|A real investment strategy is not a document or a forecast, but a viewpoint about how to respond to the forces at work around us.|
I am often admonished by my boxing trainer to breathe. Trying to control my footwork and find a proper response to an attack and put my punches in a logical sequence my brain can over-load and I forget to breathe. Time to back-up, clear the mind, regain focus and…breathe. While it is always a challenge to manage our investment portfolios, exceptional times add even more pressure, often leading to poor decision making. Or, just as often and just as bad, a refusal to make any decision. As the old saying goes, “Many a false step was made by standing still.”
So, we’re going to look at some ways to look at our portfolios and do some strategizing (which sounds a lot cooler than ‘financial planning’). Dislocations like the ones we’ve been experiencing during the pandemic suggest previous assumptions may no longer make sense, or even be viable. Time to review our financial performance measurements, think about our biases, make sure our plans (dreams) remain clearly in focus and…breathe.
Step one is to have an investment strategy.
A real investment strategy is not a document or a forecast, but a viewpoint about how to respond to the forces at work around us. A financial strategy simply answers the question, “What does my desired future look like?” What do you want? What do you want to achieve, do or have? And don’t make small plans or aim for easy goals – these do not have the power to push us to achieve the greatness we are capable of.
Next, think operationally.
What needs to be done to achieve success? What allows us to determine if the things we are doing supports our investment strategy, moving us closer to our goals? For any goal related activity, assign a probability of its value, and be honest about it. One way to think about tasks that don’t offer an obvious outcome is to admit, “I am not sure, this is why I am not sure, and this is roughly how unsure I am.” If you can’t convince yourself, or put the odds of success above 80%, then move on to the next idea.
How are you going to operate? How are you going to execute the tasks required to reach your financial goals? Bank (cash and certificates of deposit), brokerage (equities, fixed income, and debt instruments), realtor and/or property manager (real estate), or safe deposit box (gold and jewelry)? Do you want a support team, an investment advisor or are you a lone wolf? Regardless of your choice, there will be a cost involved, just accept that and move on. Remember, the biggest expense will likely be the mistakes you make, including not taking advice from people you are paid for guidance. While most of these types of decisions will only need to be made once, or twice, they can have a big impact on how hard it is to achieve your goals – if at all.
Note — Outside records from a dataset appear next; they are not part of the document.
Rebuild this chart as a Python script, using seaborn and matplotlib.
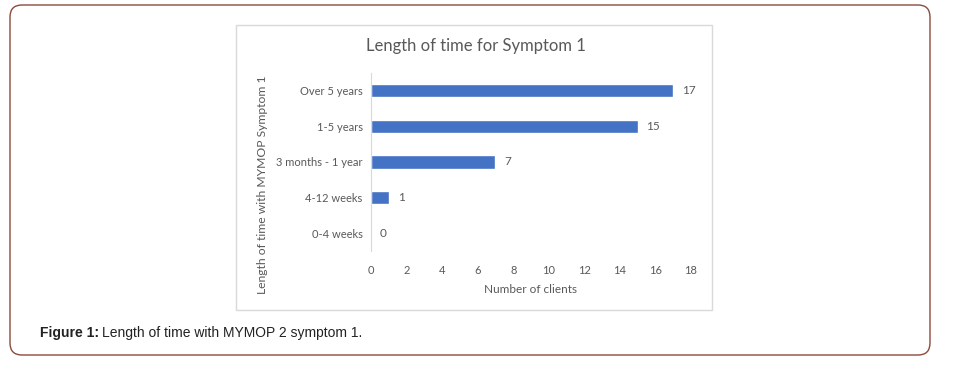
import matplotlib
matplotlib.use("Agg")
import matplotlib.pyplot as plt
import seaborn as sns
import pandas as pd
from matplotlib.patches import FancyBboxPatch, Rectangle

# datos del grafico
categorias = ["Over 5 years", "1-5 years", "3 months - 1 year", "4-12 weeks", "0-4 weeks"]
clientes = [17, 15, 7, 1, 0]
ticks_x = [0, 2, 4, 6, 8, 10, 12, 14, 16, 18]

df = pd.DataFrame({"categoria": categorias, "clientes": clientes})

sns.set_style("white")
plt.rcParams["font.family"] = ["Lato", "DejaVu Sans"]
gris = "#595959"

fig = plt.figure(figsize=(9.54, 3.65), dpi=100)

# marco exterior redondeado y marco del grafico (en pixeles), detras de los ejes
fig.patches.append(FancyBboxPatch((10, 10), 920, 350, boxstyle="round,pad=0,rounding_size=12",
                                  transform=None, facecolor="white", edgecolor="#8b4a3c",
                                  linewidth=1.0, figure=fig, zorder=-2))
fig.patches.append(Rectangle((236, 55), 476, 285, transform=None, facecolor="white",
                             edgecolor="#d9d9d9", linewidth=1.0, figure=fig, zorder=-1))

ax = fig.add_axes([371 / 954, 1 - 251 / 365, 320 / 954, 178 / 365])
ax.set_facecolor("none")
sns.barplot(data=df, x="clientes", y="categoria", order=categorias, orient="h",
            color="#4472c4", width=0.37, saturation=1, ax=ax)

ax.set_xlim(0, 18)
ax.set_xticks(ticks_x)
ax.tick_params(axis="both", length=0, labelsize=8, labelcolor=gris, pad=6)
ax.tick_params(axis="x", pad=10)
for s in ["top", "right", "bottom"]:
    ax.spines[s].set_visible(False)
ax.spines["left"].set_color("#d9d9d9")

for i, v in enumerate(clientes):
    ax.text(v + 0.5, i, str(v), va="center", ha="left", fontsize=8.5, color=gris)

ax.set_xlabel("Number of clients", fontsize=8.5, color=gris, labelpad=6)
ax.set_ylabel("Length of time with MYMOP Symptom 1", fontsize=8.7, color=gris, labelpad=8)
ax.yaxis.set_label_coords(-0.323, 0.37, transform=ax.transAxes)

fig.text(476 / 954, 1 - 46 / 365, "Length of time for Symptom 1", ha="center", va="center",
         fontsize=12, color=gris)

fig.text(40 / 954, 1 - 333 / 365, "Figure 1:", ha="left", va="center", fontsize=10,
         fontweight="bold", family="Liberation Sans", color="#222222")
fig.text(102 / 954, 1 - 333 / 365, "Length of time with MYMOP 2 symptom 1.", ha="left",
         va="center", fontsize=10, family="Liberation Sans", color="#222222")

fig.savefig("out.png", dpi=100)
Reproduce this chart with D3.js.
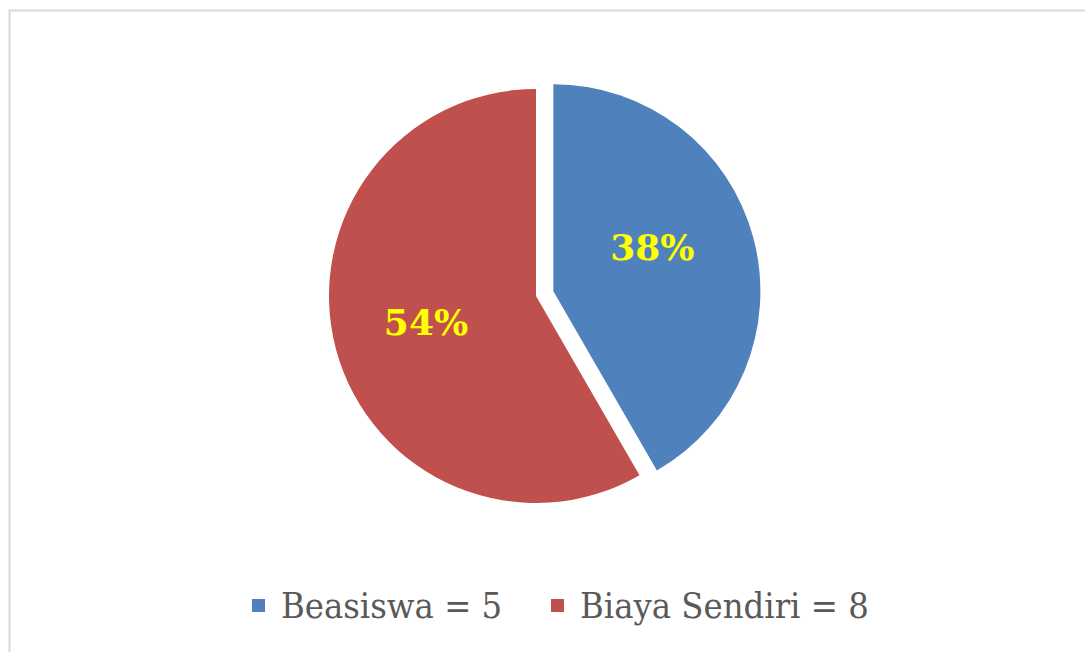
<!DOCTYPE html>
<html>
<head>
<meta charset="utf-8">
<script src="https://cdn.jsdelivr.net/npm/d3@7"></script>
<style>
  body { margin: 0; background: #fff; }
  svg { display: block; }
</style>
</head>
<body>
<svg id="chart"></svg>
<script>
// slice sizes as drawn (5 : 7), labels as printed on the chart
const categories = ["Beasiswa", "Biaya Sendiri"];
const sliceValues = [5, 7];
const pctLabels = ["38%", "54%"];
const legendLabels = ["Beasiswa = 5", "Biaya Sendiri = 8"];
const colors = ["#4F81BD", "#C0504D"];

const width = 1085;
const height = 652;

const svg = d3.select("#chart").attr("width", width).attr("height", height);

// frame
svg.append("path")
  .attr("d", `M9.5,${height} V10.5 H${width}`)
  .attr("fill", "none")
  .attr("stroke", "#d9d9d9")
  .attr("stroke-width", 2);

const cx = 536, cy = 296, radius = 207, explode = 18;

const pie = d3.pie().sort(null).value((d) => d);
const arc = d3.arc().innerRadius(0).outerRadius(radius);
const arcs = pie(sliceValues);

const g = svg.append("g").attr("transform", `translate(${cx},${cy})`);

const slices = g.selectAll("g.slice")
  .data(arcs)
  .join("g")
  .attr("class", "slice")
  .attr("transform", (d, i) => {
    if (i !== 0) return null;
    const mid = (d.startAngle + d.endAngle) / 2;
    return `translate(${Math.sin(mid) * explode},${-Math.cos(mid) * explode})`;
  });

slices.append("path")
  .attr("d", arc)
  .attr("fill", (d, i) => colors[i]);

// label positions inside slices (small nudge like excel's best fit)
const labelArc = d3.arc().innerRadius(radius * 0.55).outerRadius(radius * 0.55);
const labelNudge = [[-11, -15], [0, -3]];
slices.append("text")
  .attr("transform", (d, i) => {
    const [x, y] = labelArc.centroid(d);
    return `translate(${x + labelNudge[i][0]},${y + labelNudge[i][1]})`;
  })
  .attr("text-anchor", "middle")
  .attr("dy", "0.36em")
  .style("font-family", "'DejaVu Serif', serif")
  .style("font-weight", "bold")
  .style("font-size", "36px")
  .style("fill", "#ffff00")
  .text((d, i) => pctLabels[i]);

// legend
const legendX = [252, 551];
const legend = svg.append("g")
  .selectAll("g")
  .data(categories)
  .join("g")
  .attr("transform", (d, i) => `translate(${legendX[i]},599)`);

legend.append("rect")
  .attr("width", 13)
  .attr("height", 13)
  .attr("fill", (d, i) => colors[i]);

legend.append("text")
  .attr("x", 29)
  .attr("y", 19)
  .style("font-family", "'DejaVu Serif Condensed', 'DejaVu Serif', serif")
  .style("font-stretch", "condensed")
  .style("font-size", "36px")
  .style("fill", "#595959")
  .text((d, i) => legendLabels[i]);
</script>
</body>
</html>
Finally, what are you going to do to limit your downside losses?
Every truly successful investor in the public eye will admit to worrying more about losses than profits. Making a profit on an investment is a possibility, but not certain, and is unlikely to be the result of anything you can influence. The risk of losing money on an investment is a reality and will happen, often because of something you do (or don’t do). If you are risk-averse and find yourself making quick decisions based on emotion or fear, how you answer the questions in the previous paragraph is critical. Investing in stocks and bonds is not a requirement for long term financial success. Saving is far important than investing and most financial problems are caused by debt.